(Problem) Skip any picture you find and retype all the remaining lines exactly.

(Collected data)
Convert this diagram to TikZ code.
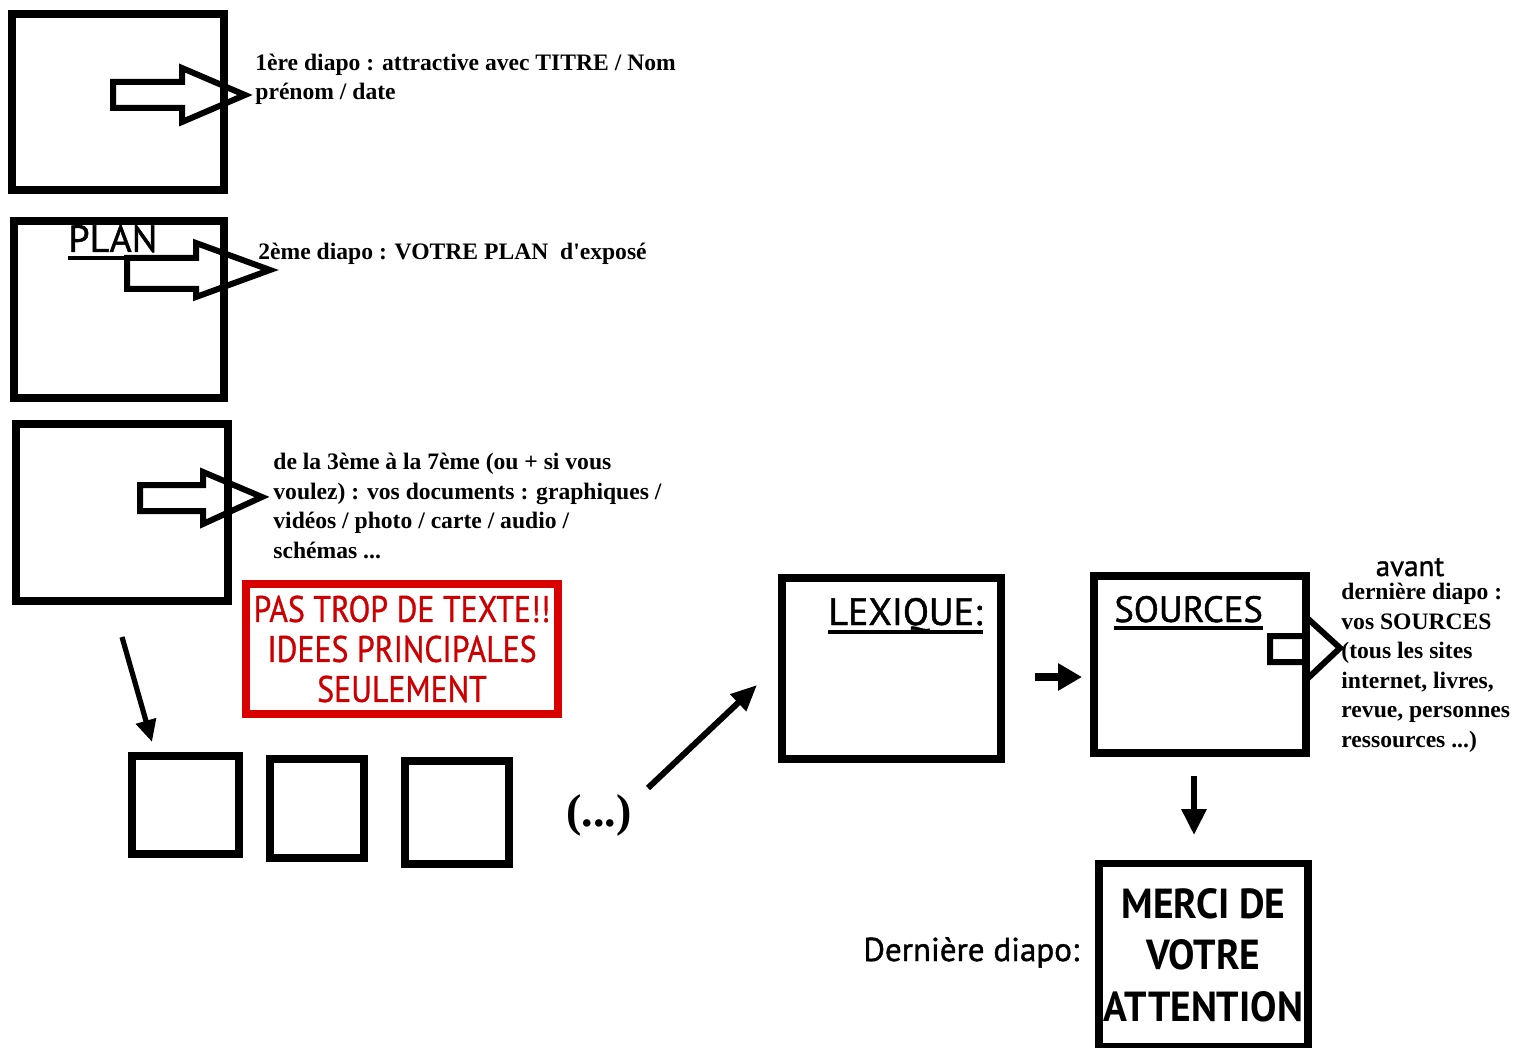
\documentclass[tikz,border=0pt]{standalone}
\usepackage{fontspec}
\setmainfont{Liberation Serif}[Ligatures=TeXOff]
\setsansfont{PT Sans}
\newfontfamily\narrowsans[FakeStretch=0.86,FakeBold=0.8]{PT Sans}
\newfontfamily\midsans[FakeStretch=0.94]{PT Sans}
\newfontfamily\ttlsans[FakeBold=1.2]{PT Sans}
\usetikzlibrary{arrows.meta}
\begin{document}
\begin{tikzpicture}[x=0.5pt,y=-0.5pt,
  slide/.style={draw, line width=3.75pt, inner sep=0pt},
  blockarrow/.style={draw, line width=3pt, line join=miter},
  note/.style={font=\bfseries\fontsize{11.8}{14.75}\selectfont, inner sep=0pt, align=left},
  ttl/.style={font=\ttlsans\fontsize{19}{22}\selectfont, inner sep=0pt},
  conn/.style={line width=2.6pt, -{Triangle[length=11pt,width=10pt]}},
  uline/.style={line width=2pt}]
\useasboundingbox (0,0) rectangle (1520,1048);
\fill[white] (0,0) rectangle (1520,1048);

% slide 1
\node[slide, minimum width=106pt, minimum height=88pt] (b1) at (118,102) {};
\draw[blockarrow] (113,82) -- (182,82) -- (182,68) -- (245,95) -- (182,122) -- (182,108) -- (113,108) -- cycle;
\node[note, anchor=base west] (t1) at (255,100) {1ère diapo : attractive avec TITRE / Nom\\prénom / date};

% slide 2
\node[slide, minimum width=105pt, minimum height=88.5pt] (b2) at (119,309.5) {};
\node[ttl, anchor=base west] (plan) at (68,252) {PLAN};
\draw[uline] ([yshift=-3pt]plan.base west) -- (127,258);
\draw[blockarrow] (127,258) -- (196,258) -- (196,243) -- (270,270) -- (196,297) -- (196,289) -- (127,289) -- cycle;
\node[note, anchor=base west] (t2) at (258,260) {2ème diapo : VOTRE PLAN\ \ d'exposé};

% slide 3
\node[slide, minimum width=106pt, minimum height=88.5pt] (b3) at (122,512.5) {};
\draw[blockarrow] (140,485) -- (203,485) -- (203,472) -- (262,497) -- (203,524) -- (203,511) -- (140,511) -- cycle;
\node[note, anchor=base west] (t3) at (273,558) {de la 3ème à la 7ème (ou + si vous\\voulez) : vos documents : graphiques /\\vidéos / photo / carte / audio /\\schémas ...};

% red warning
\node[draw=red!85!black, line width=4pt, minimum width=156pt, minimum height=65pt, inner sep=0pt,
      text=red!80!black, align=center, font=\narrowsans\fontsize{18.5}{20}\selectfont] (warn) at (402,649)
      {PAS TROP DE TEXTE!!\\IDEES PRINCIPALES\\SEULEMENT};

% small slides
\coordinate (d1s) at (122,637);
\coordinate (d1e) at (152,742);
\draw[conn] (d1s) -- (d1e);
\node[slide, minimum width=53.5pt, minimum height=49pt] (s1) at (185.5,805) {};
\node[slide, minimum width=47pt, minimum height=49.5pt] (s2) at (317,808.5) {};
\node[slide, minimum width=52pt, minimum height=51.5pt] (s3) at (457,812.5) {};
\node[font=\bfseries\fontsize{23}{26}\selectfont, inner sep=0pt] (dots) at (599,815) {(...)};

\coordinate (d2s) at (648,788);
\coordinate (d2e) at (757,685);
\draw[conn, line width=3pt, -{Triangle[length=13pt,width=11pt]}] (d2s) -- (d2e);

% lexique
\node[slide, minimum width=109.5pt, minimum height=90.5pt] (lex) at (891.5,668.5) {};
\node[ttl, anchor=base west] (lexl) at (828,625) {LEXIQUE:};
\draw[uline] ([yshift=-3.5pt]lexl.base west) -- ([yshift=-3.5pt]lexl.base east);

\coordinate (d3s) at (1035,677);
\coordinate (d3e) at (1082,677);
\draw[line width=4pt, -{Triangle[length=12pt,width=13pt]}] (d3s) -- (d3e);

% sources
\node[slide, minimum width=106pt, minimum height=88.5pt] (src) at (1200,664.5) {};
\node[ttl, font=\ttlsans\fontsize{18.3}{22}\selectfont, anchor=base west] (srcl) at (1114,622) {SOURCES};
\draw[uline] ([yshift=-3pt]srcl.base west) -- ([yshift=-3pt]srcl.base east);
\draw[blockarrow] (1270,636) -- (1306,636) -- (1306,617) -- (1340,648) -- (1306,680) -- (1306,662) -- (1270,662) -- cycle;
\node[font=\ttlsans\fontsize{14.5}{17}\selectfont, inner sep=0pt, anchor=base] (avant) at (1410,576) {avant};
\node[note, anchor=base west] (t4) at (1341,747) {dernière diapo :\\vos SOURCES\\(tous les sites\\internet, livres,\\revue, personnes\\ressources ...)};

\coordinate (d4s) at (1194,776);
\coordinate (d4e) at (1194,835);
\draw[line width=3pt, -{Triangle[length=13pt,width=12pt]}] (d4s) -- (d4e);

% merci
\node[slide, minimum width=104.5pt, minimum height=91.5pt, align=center,
      font=\midsans\bfseries\fontsize{21}{25.75}\selectfont] (merci) at (1203.5,955)
      {MERCI DE\\VOTRE\\ATTENTION};
\node[font=\ttlsans\fontsize{16.5}{20}\selectfont, inner sep=0pt, anchor=base west] (last) at (863,961) {Dernière diapo:};
\end{tikzpicture}
\end{document}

(Reply)
Convert this diagram to TikZ code.
\documentclass[tikz,border=0pt]{standalone}
\usepackage{fontspec}
\setmainfont{Liberation Serif}[Ligatures=TeXOff]
\setsansfont{PT Sans}
\newfontfamily\narrowsans[FakeStretch=0.86,FakeBold=0.8]{PT Sans}
\newfontfamily\midsans[FakeStretch=0.94]{PT Sans}
\newfontfamily\ttlsans[FakeBold=1.2]{PT Sans}
\usetikzlibrary{arrows.meta}
\begin{document}
\begin{tikzpicture}[x=0.5pt,y=-0.5pt,
  slide/.style={draw, line width=3.75pt, inner sep=0pt},
  blockarrow/.style={draw, line width=3pt, line join=miter},
  note/.style={font=\bfseries\fontsize{11.8}{14.75}\selectfont, inner sep=0pt, align=left},
  ttl/.style={font=\ttlsans\fontsize{19}{22}\selectfont, inner sep=0pt},
  conn/.style={line width=2.6pt, -{Triangle[length=11pt,width=10pt]}},
  uline/.style={line width=2pt}]
\useasboundingbox (0,0) rectangle (1520,1048);
\fill[white] (0,0) rectangle (1520,1048);

% slide 1
\node[slide, minimum width=106pt, minimum height=88pt] (b1) at (118,102) {};
\draw[blockarrow] (113,82) -- (182,82) -- (182,68) -- (245,95) -- (182,122) -- (182,108) -- (113,108) -- cycle;
\node[note, anchor=base west] (t1) at (255,100) {1ère diapo : attractive avec TITRE / Nom\\prénom / date};

% slide 2
\node[slide, minimum width=105pt, minimum height=88.5pt] (b2) at (119,309.5) {};
\node[ttl, anchor=base west] (plan) at (68,252) {PLAN};
\draw[uline] ([yshift=-3pt]plan.base west) -- (127,258);
\draw[blockarrow] (127,258) -- (196,258) -- (196,243) -- (270,270) -- (196,297) -- (196,289) -- (127,289) -- cycle;
\node[note, anchor=base west] (t2) at (258,260) {2ème diapo : VOTRE PLAN\ \ d'exposé};

% slide 3
\node[slide, minimum width=106pt, minimum height=88.5pt] (b3) at (122,512.5) {};
\draw[blockarrow] (140,485) -- (203,485) -- (203,472) -- (262,497) -- (203,524) -- (203,511) -- (140,511) -- cycle;
\node[note, anchor=base west] (t3) at (273,558) {de la 3ème à la 7ème (ou + si vous\\voulez) : vos documents : graphiques /\\vidéos / photo / carte / audio /\\schémas ...};

% red warning
\node[draw=red!85!black, line width=4pt, minimum width=156pt, minimum height=65pt, inner sep=0pt,
      text=red!80!black, align=center, font=\narrowsans\fontsize{18.5}{20}\selectfont] (warn) at (402,649)
      {PAS TROP DE TEXTE!!\\IDEES PRINCIPALES\\SEULEMENT};

% small slides
\coordinate (d1s) at (122,637);
\coordinate (d1e) at (152,742);
\draw[conn] (d1s) -- (d1e);
\node[slide, minimum width=53.5pt, minimum height=49pt] (s1) at (185.5,805) {};
\node[slide, minimum width=47pt, minimum height=49.5pt] (s2) at (317,808.5) {};
\node[slide, minimum width=52pt, minimum height=51.5pt] (s3) at (457,812.5) {};
\node[font=\bfseries\fontsize{23}{26}\selectfont, inner sep=0pt] (dots) at (599,815) {(...)};

\coordinate (d2s) at (648,788);
\coordinate (d2e) at (757,685);
\draw[conn, line width=3pt, -{Triangle[length=13pt,width=11pt]}] (d2s) -- (d2e);

% lexique
\node[slide, minimum width=109.5pt, minimum height=90.5pt] (lex) at (891.5,668.5) {};
\node[ttl, anchor=base west] (lexl) at (828,625) {LEXIQUE:};
\draw[uline] ([yshift=-3.5pt]lexl.base west) -- ([yshift=-3.5pt]lexl.base east);

\coordinate (d3s) at (1035,677);
\coordinate (d3e) at (1082,677);
\draw[line width=4pt, -{Triangle[length=12pt,width=13pt]}] (d3s) -- (d3e);

% sources
\node[slide, minimum width=106pt, minimum height=88.5pt] (src) at (1200,664.5) {};
\node[ttl, font=\ttlsans\fontsize{18.3}{22}\selectfont, anchor=base west] (srcl) at (1114,622) {SOURCES};
\draw[uline] ([yshift=-3pt]srcl.base west) -- ([yshift=-3pt]srcl.base east);
\draw[blockarrow] (1270,636) -- (1306,636) -- (1306,617) -- (1340,648) -- (1306,680) -- (1306,662) -- (1270,662) -- cycle;
\node[font=\ttlsans\fontsize{14.5}{17}\selectfont, inner sep=0pt, anchor=base] (avant) at (1410,576) {avant};
\node[note, anchor=base west] (t4) at (1341,747) {dernière diapo :\\vos SOURCES\\(tous les sites\\internet, livres,\\revue, personnes\\ressources ...)};

\coordinate (d4s) at (1194,776);
\coordinate (d4e) at (1194,835);
\draw[line width=3pt, -{Triangle[length=13pt,width=12pt]}] (d4s) -- (d4e);

% merci
\node[slide, minimum width=104.5pt, minimum height=91.5pt, align=center,
      font=\midsans\bfseries\fontsize{21}{25.75}\selectfont] (merci) at (1203.5,955)
      {MERCI DE\\VOTRE\\ATTENTION};
\node[font=\ttlsans\fontsize{16.5}{20}\selectfont, inner sep=0pt, anchor=base west] (last) at (863,961) {Dernière diapo:};
\end{tikzpicture}
\end{document}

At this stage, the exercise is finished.